Provided data -

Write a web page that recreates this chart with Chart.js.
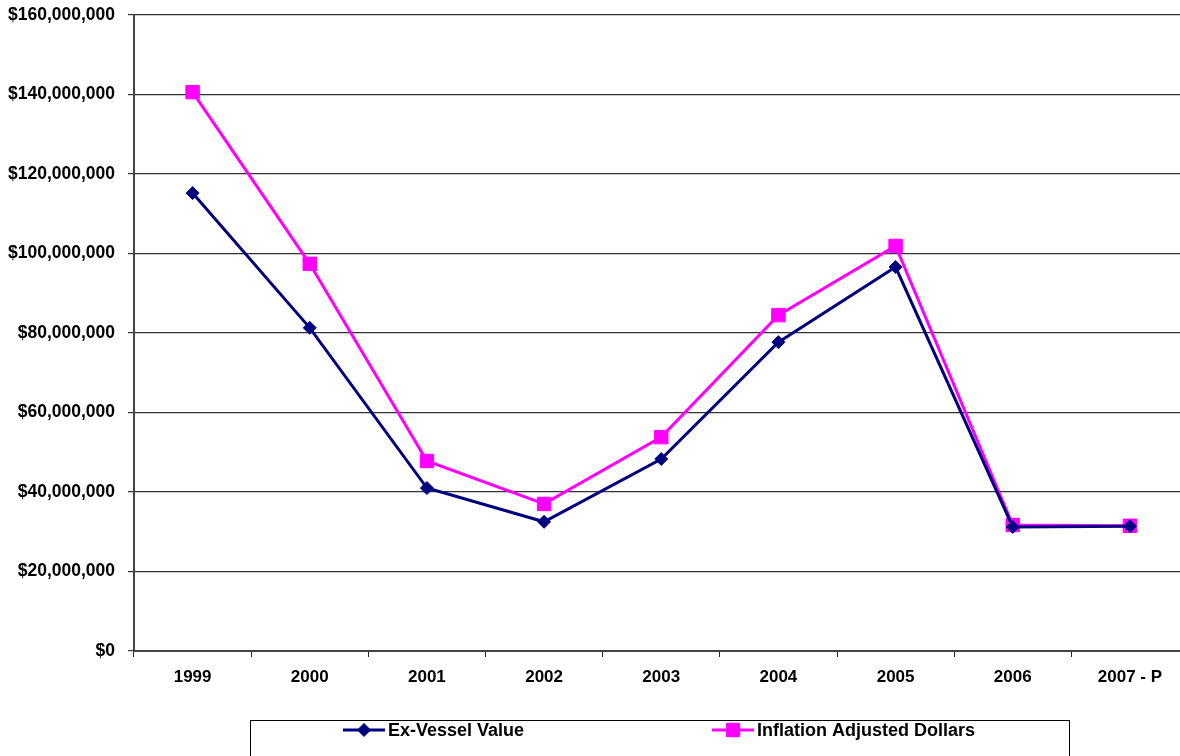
<!DOCTYPE html>
<html>
<head>
<meta charset="utf-8">
<script src="https://cdn.jsdelivr.net/npm/chart.js@4.4.1/dist/chart.umd.min.js"></script>
<style>
  html, body { margin: 0; padding: 0; background: #fff; overflow: hidden; }
  canvas { display: block; }
</style>
</head>
<body>
<!-- canvas is a bit wider than the window: the plot runs past the right edge -->
<canvas id="chart" width="1199" height="756"></canvas>
<script>
// chart data
const years = ['1999', '2000', '2001', '2002', '2003', '2004', '2005', '2006', '2007 - P'];
const exVesselValue = [115200000, 81300000, 41000000, 32500000, 48300000, 77700000, 96600000, 31200000, 31400000];
const inflationAdjusted = [140600000, 97400000, 47800000, 37000000, 53800000, 84500000, 101900000, 31700000, 31500000];
const yTicks = [0, 20000000, 40000000, 60000000, 80000000, 100000000, 120000000, 140000000, 160000000];

const FAMILY = "'Liberation Sans', Arial, sans-serif";

// boxed legend drawn under the plot, like the spreadsheet one
const boxLegend = {
  id: 'boxLegend',
  afterDraw(chart, args, opts) {
    const ctx = chart.ctx;
    ctx.save();
    ctx.strokeStyle = '#000';
    ctx.lineWidth = 1;
    ctx.strokeRect(opts.left + 0.5, opts.top + 0.5, opts.right - opts.left, 60);
    ctx.font = 'bold 18px ' + FAMILY;
    ctx.textBaseline = 'middle';
    chart.data.datasets.forEach((ds, i) => {
      const x = opts.items[i];
      const y = opts.itemY;
      ctx.strokeStyle = ds.borderColor;
      ctx.lineWidth = 3;
      ctx.beginPath();
      ctx.moveTo(x, y);
      ctx.lineTo(x + 42, y);
      ctx.stroke();
      ctx.fillStyle = ds.pointBackgroundColor;
      ctx.strokeStyle = ds.pointBorderColor;
      ctx.lineWidth = 1;
      Chart.helpers.drawPoint(ctx, {
        pointStyle: ds.pointStyle,
        radius: ds.pointRadius,
        borderWidth: 1
      }, x + 21, y);
      ctx.fillStyle = '#000';
      ctx.fillText(ds.label, x + 45, y + 1);
    });
    ctx.restore();
  }
};

const ctx = document.getElementById('chart').getContext('2d');
new Chart(ctx, {
  type: 'line',
  data: {
    labels: years,
    datasets: [
      {
        label: 'Ex-Vessel Value',
        data: exVesselValue,
        borderColor: '#000080',
        backgroundColor: '#000080',
        pointBackgroundColor: '#000080',
        pointBorderColor: '#000080',
        borderWidth: 3,
        pointStyle: 'rectRot',
        pointRadius: 6.5,
        pointBorderWidth: 1,
        tension: 0
      },
      {
        label: 'Inflation Adjusted Dollars',
        data: inflationAdjusted,
        borderColor: '#ff00ff',
        backgroundColor: '#ff00ff',
        pointBackgroundColor: '#ff00ff',
        pointBorderColor: '#ff00ff',
        borderWidth: 3,
        pointStyle: 'rect',
        pointRadius: 9.5,
        pointBorderWidth: 1,
        tension: 0
      }
    ]
  },
  options: {
    responsive: false,
    animation: false,
    layout: { padding: { top: 15, right: 0, left: 0, bottom: 0 } },
    plugins: {
      legend: { display: false },
      tooltip: { enabled: false },
      boxLegend: { left: 250, right: 1069, top: 720, itemY: 730, items: [343, 712] }
    },
    scales: {
      x: {
        offset: true,
        grid: { display: true, drawOnChartArea: false, offset: true, tickLength: 6, color: '#222', lineWidth: 1 },
        border: { color: '#444', width: 2 },
        ticks: { color: '#000', font: { family: FAMILY, size: 17, weight: 'bold' }, padding: 10, maxRotation: 0 },
        afterFit(s) {
          s.height = 105;
          s.paddingLeft = 0; s.paddingRight = 0;
        }
      },
      y: {
        min: 0,
        max: 160000000,
        afterBuildTicks(s) { s.ticks = yTicks.map(v => ({ value: v })); },
        grid: { color: '#333', lineWidth: 1.2, tickLength: 6 },
        border: { color: '#444', width: 2 },
        ticks: {
          color: '#000',
          font: { family: FAMILY, size: 17.5, weight: 'bold' },
          padding: 13,
          callback: v => '$' + Number(v).toLocaleString('en-US')
        },
        afterFit(s) {
          s.width = 134;
          s.paddingTop = 0; s.paddingBottom = 0;
        }
      }
    }
  },
  plugins: [boxLegend]
});
</script>
</body>
</html>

What is being asked - Your copy of the data should match it exactly, except that pictures are left out.

Result -
Write a web page that recreates this chart with Chart.js.
<!DOCTYPE html>
<html>
<head>
<meta charset="utf-8">
<script src="https://cdn.jsdelivr.net/npm/chart.js@4.4.1/dist/chart.umd.min.js"></script>
<style>
  html, body { margin: 0; padding: 0; background: #fff; overflow: hidden; }
  canvas { display: block; }
</style>
</head>
<body>
<!-- canvas is a bit wider than the window: the plot runs past the right edge -->
<canvas id="chart" width="1199" height="756"></canvas>
<script>
// chart data
const years = ['1999', '2000', '2001', '2002', '2003', '2004', '2005', '2006', '2007 - P'];
const exVesselValue = [115200000, 81300000, 41000000, 32500000, 48300000, 77700000, 96600000, 31200000, 31400000];
const inflationAdjusted = [140600000, 97400000, 47800000, 37000000, 53800000, 84500000, 101900000, 31700000, 31500000];
const yTicks = [0, 20000000, 40000000, 60000000, 80000000, 100000000, 120000000, 140000000, 160000000];

const FAMILY = "'Liberation Sans', Arial, sans-serif";

// boxed legend drawn under the plot, like the spreadsheet one
const boxLegend = {
  id: 'boxLegend',
  afterDraw(chart, args, opts) {
    const ctx = chart.ctx;
    ctx.save();
    ctx.strokeStyle = '#000';
    ctx.lineWidth = 1;
    ctx.strokeRect(opts.left + 0.5, opts.top + 0.5, opts.right - opts.left, 60);
    ctx.font = 'bold 18px ' + FAMILY;
    ctx.textBaseline = 'middle';
    chart.data.datasets.forEach((ds, i) => {
      const x = opts.items[i];
      const y = opts.itemY;
      ctx.strokeStyle = ds.borderColor;
      ctx.lineWidth = 3;
      ctx.beginPath();
      ctx.moveTo(x, y);
      ctx.lineTo(x + 42, y);
      ctx.stroke();
      ctx.fillStyle = ds.pointBackgroundColor;
      ctx.strokeStyle = ds.pointBorderColor;
      ctx.lineWidth = 1;
      Chart.helpers.drawPoint(ctx, {
        pointStyle: ds.pointStyle,
        radius: ds.pointRadius,
        borderWidth: 1
      }, x + 21, y);
      ctx.fillStyle = '#000';
      ctx.fillText(ds.label, x + 45, y + 1);
    });
    ctx.restore();
  }
};

const ctx = document.getElementById('chart').getContext('2d');
new Chart(ctx, {
  type: 'line',
  data: {
    labels: years,
    datasets: [
      {
        label: 'Ex-Vessel Value',
        data: exVesselValue,
        borderColor: '#000080',
        backgroundColor: '#000080',
        pointBackgroundColor: '#000080',
        pointBorderColor: '#000080',
        borderWidth: 3,
        pointStyle: 'rectRot',
        pointRadius: 6.5,
        pointBorderWidth: 1,
        tension: 0
      },
      {
        label: 'Inflation Adjusted Dollars',
        data: inflationAdjusted,
        borderColor: '#ff00ff',
        backgroundColor: '#ff00ff',
        pointBackgroundColor: '#ff00ff',
        pointBorderColor: '#ff00ff',
        borderWidth: 3,
        pointStyle: 'rect',
        pointRadius: 9.5,
        pointBorderWidth: 1,
        tension: 0
      }
    ]
  },
  options: {
    responsive: false,
    animation: false,
    layout: { padding: { top: 15, right: 0, left: 0, bottom: 0 } },
    plugins: {
      legend: { display: false },
      tooltip: { enabled: false },
      boxLegend: { left: 250, right: 1069, top: 720, itemY: 730, items: [343, 712] }
    },
    scales: {
      x: {
        offset: true,
        grid: { display: true, drawOnChartArea: false, offset: true, tickLength: 6, color: '#222', lineWidth: 1 },
        border: { color: '#444', width: 2 },
        ticks: { color: '#000', font: { family: FAMILY, size: 17, weight: 'bold' }, padding: 10, maxRotation: 0 },
        afterFit(s) {
          s.height = 105;
          s.paddingLeft = 0; s.paddingRight = 0;
        }
      },
      y: {
        min: 0,
        max: 160000000,
        afterBuildTicks(s) { s.ticks = yTicks.map(v => ({ value: v })); },
        grid: { color: '#333', lineWidth: 1.2, tickLength: 6 },
        border: { color: '#444', width: 2 },
        ticks: {
          color: '#000',
          font: { family: FAMILY, size: 17.5, weight: 'bold' },
          padding: 13,
          callback: v => '$' + Number(v).toLocaleString('en-US')
        },
        afterFit(s) {
          s.width = 134;
          s.paddingTop = 0; s.paddingBottom = 0;
        }
      }
    }
  },
  plugins: [boxLegend]
});
</script>
</body>
</html>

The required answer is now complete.